For the model to predict "I don't know" as the continuation of (e.g. answer to) the input, that would have to be the most statistically likely response based on the training samples, but as we've noted the samples are referring to their originator, not to the aggregate knowledge of the training set/model.

Let's also note that LLMs deal in word statistics, not facts, and therefore "learning" something from one training sample does not trump a bunch of other samples professing ignorance about it - statistically a profession of ignorance is the best prediction.

If you wanted to change this, and have the LLM predict not only based on the individual training samples, but also sometimes based on an "introspective" assessment of its own knowledge (derived from the entire training set), then you would have to train it to do this, perhaps as a post-training step. But, think through in detail what it would take to do this ... How would you identify those cases where the model would have hallucinated a response and should be trained to output "I don't know" instead, and how would you identify those cases where a (statistically correct) prediction of ignorance should be trained to be overridden with a factual answer that was present in the training set?

It's really a very fundamental problem. Prediction is the basis of intelligence, but LLMs are predicting the wrong thing - word statistics. What you need for animal/human intelligence is to have the model predict facts/reality instead - as determined by continual learning and the feedback received from reality.


The current training strategies for LLMs do not also simultaneously build knowledge databases for reference by some external system. It would have to take place outside of inference. The "knowledge" itself is just the connections between the tokens.

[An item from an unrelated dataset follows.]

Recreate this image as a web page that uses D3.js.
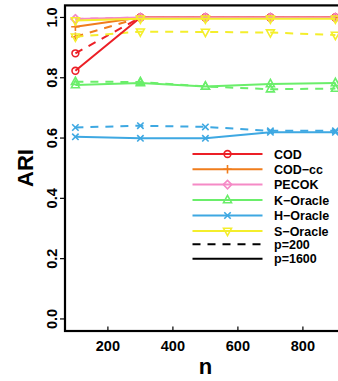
<!DOCTYPE html>
<html><head><meta charset="utf-8">
<script src="https://cdn.jsdelivr.net/npm/d3@7"></script>
<style>html,body{margin:0;padding:0;background:#fff;}svg{display:block;}</style>
</head><body>
<script>
// ---- data ----
const nValues = [100, 300, 500, 700, 900];
const methods = ["COD", "COD\u2212cc", "PECOK", "K\u2212Oracle", "H\u2212Oracle", "S\u2212Oracle"];
const methodColors = ["#ec1f26", "#f07d1c", "#f58ac6", "#6aee6a", "#3ea8e2", "#f4ee2c"];
const methodShapes = ["circle", "plus", "diamond", "triUp", "cross", "triDown"];
const pLabels = ["p=200", "p=1600"];
// ARI values, p = 200 (dashed)
const cod200    = [0.881, 1.000, 1.000, 1.000, 1.000];
const codcc200  = [0.936, 1.000, 1.000, 1.000, 1.000];
const pecok200  = [0.995, 1.000, 1.000, 1.000, 1.000];
const kor200    = [0.787, 0.786, 0.771, 0.762, 0.764];
const hor200    = [0.635, 0.641, 0.637, 0.624, 0.624];
const sor200    = [0.936, 0.953, 0.952, 0.950, 0.942];
// ARI values, p = 1600 (solid)
const cod1600   = [0.823, 1.000, 1.000, 1.000, 1.000];
const codcc1600 = [0.969, 1.000, 1.000, 1.000, 1.000];
const pecok1600 = [0.995, 1.000, 1.000, 1.000, 1.000];
const kor1600   = [0.776, 0.783, 0.771, 0.779, 0.783];
const hor1600   = [0.604, 0.599, 0.599, 0.619, 0.619];
const sor1600   = [0.990, 0.996, 0.996, 0.996, 0.996];
const xTicks = [200, 400, 600, 800];
const yTicks = [0.0, 0.2, 0.4, 0.6, 0.8, 1.0];

const series200 = [cod200, codcc200, pecok200, kor200, hor200, sor200];
const series1600 = [cod1600, codcc1600, pecok1600, kor1600, hor1600, sor1600];

// ---- layout ----
const W = 338, H = 381;
const svg = d3.select("body").append("svg").attr("width", W).attr("height", H)
  .style("font-family", "'Liberation Sans', Arial, Helvetica, sans-serif")
  .style("font-weight", "bold");

const x = d3.scaleLinear().domain([68, 932]).range([65, 345.8]);
const y = d3.scaleLinear().domain([-0.04, 1.04]).range([331, 5.4]);

// box
svg.append("rect").attr("x", x(68)).attr("y", y(1.04))
  .attr("width", x(932) - x(68)).attr("height", y(-0.04) - y(1.04))
  .attr("fill", "none").attr("stroke", "#000").attr("stroke-width", 2.2);

// y axis ticks + labels
yTicks.forEach(v => {
  svg.append("line").attr("x1", 65).attr("x2", 60).attr("y1", y(v)).attr("y2", y(v))
    .attr("stroke", "#000").attr("stroke-width", 1.2);
  svg.append("text").attr("transform", `translate(57,${y(v)}) rotate(-90)`)
    .attr("text-anchor", "middle").attr("font-size", 14.5).text(d3.format(".1f")(v));
});
// x axis ticks + labels
xTicks.forEach(v => {
  svg.append("line").attr("x1", x(v)).attr("x2", x(v)).attr("y1", 331).attr("y2", 326.5)
    .attr("stroke", "#000").attr("stroke-width", 1.2);
  svg.append("text").attr("x", x(v)).attr("y", 350.5)
    .attr("text-anchor", "middle").attr("font-size", 14.5).text(v);
});
// axis titles
svg.append("text").attr("x", 205.4).attr("y", 374).attr("text-anchor", "middle")
  .attr("font-size", 22).text("n");
svg.append("text").attr("transform", "translate(33,168) rotate(-90)")
  .attr("text-anchor", "middle").attr("font-size", 22).text("ARI");

// markers
function marker(g, shape, cx, cy, color) {
  const s = 4.2;
  const st = {fill: "none", stroke: color, "stroke-width": 1.6};
  let el;
  if (shape === "circle") el = g.append("circle").attr("cx", cx).attr("cy", cy).attr("r", 3.4);
  else if (shape === "plus") el = g.append("path").attr("d", `M${cx - s},${cy}H${cx + s}M${cx},${cy - s}V${cy + s}`);
  else if (shape === "diamond") el = g.append("path").attr("d", `M${cx},${cy - s}L${cx + s},${cy}L${cx},${cy + s}L${cx - s},${cy}Z`);
  else if (shape === "triUp") el = g.append("path").attr("d", `M${cx},${cy - 4.6}L${cx + 4},${cy + 2.7}L${cx - 4},${cy + 2.7}Z`);
  else if (shape === "cross") el = g.append("path").attr("d", `M${cx - 3.2},${cy - 3.2}L${cx + 3.2},${cy + 3.2}M${cx - 3.2},${cy + 3.2}L${cx + 3.2},${cy - 3.2}`);
  else if (shape === "triDown") el = g.append("path").attr("d", `M${cx},${cy + 4.6}L${cx + 4},${cy - 2.7}L${cx - 4},${cy - 2.7}Z`);
  Object.entries(st).forEach(([k, v]) => el.attr(k, v));
}

const line = d3.line().x((d, i) => x(nValues[i])).y(d => y(d));
const plot = svg.append("g");

function drawSeries(vals, mi, dashed) {
  plot.append("path").datum(vals).attr("d", line).attr("fill", "none")
    .attr("stroke", methodColors[mi]).attr("stroke-width", 2)
    .attr("stroke-dasharray", dashed ? "8,7" : null);
  vals.forEach((v, i) => marker(plot, methodShapes[mi], x(nValues[i]), y(v), methodColors[mi]));
}
series200.forEach((s, i) => drawSeries(s, i, true));
series1600.forEach((s, i) => drawSeries(s, i, false));

// legend
const leg = svg.append("g");
const rowY = [154, 169.3, 184.6, 200, 215.5, 231, 244.3, 258.8];
methods.forEach((m, i) => {
  leg.append("line").attr("x1", 192.5).attr("x2", 262.5).attr("y1", rowY[i]).attr("y2", rowY[i])
    .attr("stroke", methodColors[i]).attr("stroke-width", 2);
  marker(leg, methodShapes[i], 227.5, rowY[i], methodColors[i]);
  leg.append("text").attr("x", 274).attr("y", rowY[i] + 4.5).attr("font-size", 12.5).text(m);
});
pLabels.forEach((p, j) => {
  const yy = rowY[6 + j];
  leg.append("line").attr("x1", 192.5).attr("x2", 262.5).attr("y1", yy).attr("y2", yy)
    .attr("stroke", "#000").attr("stroke-width", 2).attr("stroke-dasharray", j === 0 ? "8,7" : null);
  leg.append("text").attr("x", 274).attr("y", yy + 4.5).attr("font-size", 12.5).text(p);
});
</script>
</body></html>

There is no way to tell you whether or not a trained model knows something, and not a single organization publishing this work is formally verifying falsifiable, objective training data.

It doesn't exist. Anything you're otherwise told is just another stage of inference on some first phase of output. This is also the basic architecture for reasoning models. They're just applying inference recursively on output.


Well - it does not need to 'know' anything - it just needs to generate the string "I don't know" when it does not have better connections.


What does better connections in this context mean? To begin ranking the quality of connections, or "betterness", don't you need something approximating knowledge?